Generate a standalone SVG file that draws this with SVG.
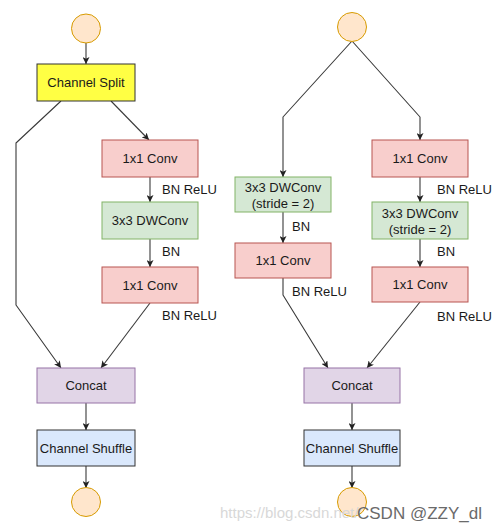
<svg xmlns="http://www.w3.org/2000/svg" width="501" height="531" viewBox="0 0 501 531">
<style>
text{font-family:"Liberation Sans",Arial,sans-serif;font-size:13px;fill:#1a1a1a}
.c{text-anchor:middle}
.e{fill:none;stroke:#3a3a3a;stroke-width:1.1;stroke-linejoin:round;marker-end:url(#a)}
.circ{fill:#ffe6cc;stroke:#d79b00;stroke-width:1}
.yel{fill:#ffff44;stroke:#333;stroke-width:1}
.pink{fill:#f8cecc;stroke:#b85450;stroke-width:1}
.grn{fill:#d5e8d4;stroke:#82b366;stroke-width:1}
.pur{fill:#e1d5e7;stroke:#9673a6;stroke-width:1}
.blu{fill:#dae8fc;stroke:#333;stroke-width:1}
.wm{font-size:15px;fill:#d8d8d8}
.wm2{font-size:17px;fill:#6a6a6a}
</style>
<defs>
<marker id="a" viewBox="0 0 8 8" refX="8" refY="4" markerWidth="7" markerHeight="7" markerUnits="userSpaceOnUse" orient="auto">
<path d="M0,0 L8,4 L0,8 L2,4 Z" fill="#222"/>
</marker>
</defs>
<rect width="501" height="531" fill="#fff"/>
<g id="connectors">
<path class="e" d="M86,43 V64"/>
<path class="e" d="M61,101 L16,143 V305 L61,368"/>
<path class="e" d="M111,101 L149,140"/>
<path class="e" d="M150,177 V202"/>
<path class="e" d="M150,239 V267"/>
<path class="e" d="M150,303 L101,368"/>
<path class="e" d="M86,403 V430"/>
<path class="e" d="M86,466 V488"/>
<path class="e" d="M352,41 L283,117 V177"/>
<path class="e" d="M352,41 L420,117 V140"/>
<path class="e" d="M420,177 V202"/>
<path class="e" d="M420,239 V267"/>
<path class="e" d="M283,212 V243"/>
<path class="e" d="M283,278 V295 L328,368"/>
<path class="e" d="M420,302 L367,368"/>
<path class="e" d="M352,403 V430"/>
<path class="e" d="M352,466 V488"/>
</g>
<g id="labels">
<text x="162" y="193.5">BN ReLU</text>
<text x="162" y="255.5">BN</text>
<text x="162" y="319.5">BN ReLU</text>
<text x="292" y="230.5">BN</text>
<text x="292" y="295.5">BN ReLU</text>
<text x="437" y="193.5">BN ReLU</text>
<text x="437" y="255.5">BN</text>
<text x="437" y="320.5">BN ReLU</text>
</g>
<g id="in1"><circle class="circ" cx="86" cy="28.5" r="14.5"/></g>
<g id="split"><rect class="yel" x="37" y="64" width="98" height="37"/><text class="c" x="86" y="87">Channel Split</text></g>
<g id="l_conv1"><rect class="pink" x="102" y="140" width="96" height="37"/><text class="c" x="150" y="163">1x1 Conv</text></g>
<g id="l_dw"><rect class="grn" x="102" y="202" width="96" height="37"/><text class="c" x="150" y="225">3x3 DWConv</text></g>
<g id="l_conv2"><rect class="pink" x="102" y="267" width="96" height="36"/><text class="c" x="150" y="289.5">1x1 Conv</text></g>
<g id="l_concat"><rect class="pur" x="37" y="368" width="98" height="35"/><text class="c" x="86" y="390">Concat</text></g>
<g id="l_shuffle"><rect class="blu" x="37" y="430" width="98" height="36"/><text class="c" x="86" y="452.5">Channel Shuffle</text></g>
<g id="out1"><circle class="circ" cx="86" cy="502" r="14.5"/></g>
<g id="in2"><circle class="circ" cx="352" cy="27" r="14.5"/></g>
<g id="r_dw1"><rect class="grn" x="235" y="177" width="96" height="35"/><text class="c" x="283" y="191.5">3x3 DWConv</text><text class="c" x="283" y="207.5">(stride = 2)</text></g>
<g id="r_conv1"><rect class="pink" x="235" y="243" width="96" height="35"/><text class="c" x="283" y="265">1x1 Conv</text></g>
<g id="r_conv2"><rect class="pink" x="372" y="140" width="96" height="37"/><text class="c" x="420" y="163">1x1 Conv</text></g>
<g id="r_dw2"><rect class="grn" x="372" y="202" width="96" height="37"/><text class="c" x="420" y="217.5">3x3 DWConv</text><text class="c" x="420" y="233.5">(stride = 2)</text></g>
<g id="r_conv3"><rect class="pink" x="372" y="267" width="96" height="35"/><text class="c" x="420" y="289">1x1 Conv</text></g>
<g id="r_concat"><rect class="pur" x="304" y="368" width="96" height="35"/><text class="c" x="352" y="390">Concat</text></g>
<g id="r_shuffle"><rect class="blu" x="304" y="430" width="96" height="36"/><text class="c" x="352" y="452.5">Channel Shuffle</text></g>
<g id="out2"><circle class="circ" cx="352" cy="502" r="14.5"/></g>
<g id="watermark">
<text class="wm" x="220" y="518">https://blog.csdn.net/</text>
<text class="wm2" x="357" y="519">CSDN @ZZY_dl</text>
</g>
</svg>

▶ [GIVEN REQUEST]: Quote all the lines above exactly as given. Do not include the pictures.

▶ [EXERCISE RESULT]:
Generate a standalone SVG file that draws this with SVG.
<svg xmlns="http://www.w3.org/2000/svg" width="501" height="531" viewBox="0 0 501 531">
<style>
text{font-family:"Liberation Sans",Arial,sans-serif;font-size:13px;fill:#1a1a1a}
.c{text-anchor:middle}
.e{fill:none;stroke:#3a3a3a;stroke-width:1.1;stroke-linejoin:round;marker-end:url(#a)}
.circ{fill:#ffe6cc;stroke:#d79b00;stroke-width:1}
.yel{fill:#ffff44;stroke:#333;stroke-width:1}
.pink{fill:#f8cecc;stroke:#b85450;stroke-width:1}
.grn{fill:#d5e8d4;stroke:#82b366;stroke-width:1}
.pur{fill:#e1d5e7;stroke:#9673a6;stroke-width:1}
.blu{fill:#dae8fc;stroke:#333;stroke-width:1}
.wm{font-size:15px;fill:#d8d8d8}
.wm2{font-size:17px;fill:#6a6a6a}
</style>
<defs>
<marker id="a" viewBox="0 0 8 8" refX="8" refY="4" markerWidth="7" markerHeight="7" markerUnits="userSpaceOnUse" orient="auto">
<path d="M0,0 L8,4 L0,8 L2,4 Z" fill="#222"/>
</marker>
</defs>
<rect width="501" height="531" fill="#fff"/>
<g id="connectors">
<path class="e" d="M86,43 V64"/>
<path class="e" d="M61,101 L16,143 V305 L61,368"/>
<path class="e" d="M111,101 L149,140"/>
<path class="e" d="M150,177 V202"/>
<path class="e" d="M150,239 V267"/>
<path class="e" d="M150,303 L101,368"/>
<path class="e" d="M86,403 V430"/>
<path class="e" d="M86,466 V488"/>
<path class="e" d="M352,41 L283,117 V177"/>
<path class="e" d="M352,41 L420,117 V140"/>
<path class="e" d="M420,177 V202"/>
<path class="e" d="M420,239 V267"/>
<path class="e" d="M283,212 V243"/>
<path class="e" d="M283,278 V295 L328,368"/>
<path class="e" d="M420,302 L367,368"/>
<path class="e" d="M352,403 V430"/>
<path class="e" d="M352,466 V488"/>
</g>
<g id="labels">
<text x="162" y="193.5">BN ReLU</text>
<text x="162" y="255.5">BN</text>
<text x="162" y="319.5">BN ReLU</text>
<text x="292" y="230.5">BN</text>
<text x="292" y="295.5">BN ReLU</text>
<text x="437" y="193.5">BN ReLU</text>
<text x="437" y="255.5">BN</text>
<text x="437" y="320.5">BN ReLU</text>
</g>
<g id="in1"><circle class="circ" cx="86" cy="28.5" r="14.5"/></g>
<g id="split"><rect class="yel" x="37" y="64" width="98" height="37"/><text class="c" x="86" y="87">Channel Split</text></g>
<g id="l_conv1"><rect class="pink" x="102" y="140" width="96" height="37"/><text class="c" x="150" y="163">1x1 Conv</text></g>
<g id="l_dw"><rect class="grn" x="102" y="202" width="96" height="37"/><text class="c" x="150" y="225">3x3 DWConv</text></g>
<g id="l_conv2"><rect class="pink" x="102" y="267" width="96" height="36"/><text class="c" x="150" y="289.5">1x1 Conv</text></g>
<g id="l_concat"><rect class="pur" x="37" y="368" width="98" height="35"/><text class="c" x="86" y="390">Concat</text></g>
<g id="l_shuffle"><rect class="blu" x="37" y="430" width="98" height="36"/><text class="c" x="86" y="452.5">Channel Shuffle</text></g>
<g id="out1"><circle class="circ" cx="86" cy="502" r="14.5"/></g>
<g id="in2"><circle class="circ" cx="352" cy="27" r="14.5"/></g>
<g id="r_dw1"><rect class="grn" x="235" y="177" width="96" height="35"/><text class="c" x="283" y="191.5">3x3 DWConv</text><text class="c" x="283" y="207.5">(stride = 2)</text></g>
<g id="r_conv1"><rect class="pink" x="235" y="243" width="96" height="35"/><text class="c" x="283" y="265">1x1 Conv</text></g>
<g id="r_conv2"><rect class="pink" x="372" y="140" width="96" height="37"/><text class="c" x="420" y="163">1x1 Conv</text></g>
<g id="r_dw2"><rect class="grn" x="372" y="202" width="96" height="37"/><text class="c" x="420" y="217.5">3x3 DWConv</text><text class="c" x="420" y="233.5">(stride = 2)</text></g>
<g id="r_conv3"><rect class="pink" x="372" y="267" width="96" height="35"/><text class="c" x="420" y="289">1x1 Conv</text></g>
<g id="r_concat"><rect class="pur" x="304" y="368" width="96" height="35"/><text class="c" x="352" y="390">Concat</text></g>
<g id="r_shuffle"><rect class="blu" x="304" y="430" width="96" height="36"/><text class="c" x="352" y="452.5">Channel Shuffle</text></g>
<g id="out2"><circle class="circ" cx="352" cy="502" r="14.5"/></g>
<g id="watermark">
<text class="wm" x="220" y="518">https://blog.csdn.net/</text>
<text class="wm2" x="357" y="519">CSDN @ZZY_dl</text>
</g>
</svg>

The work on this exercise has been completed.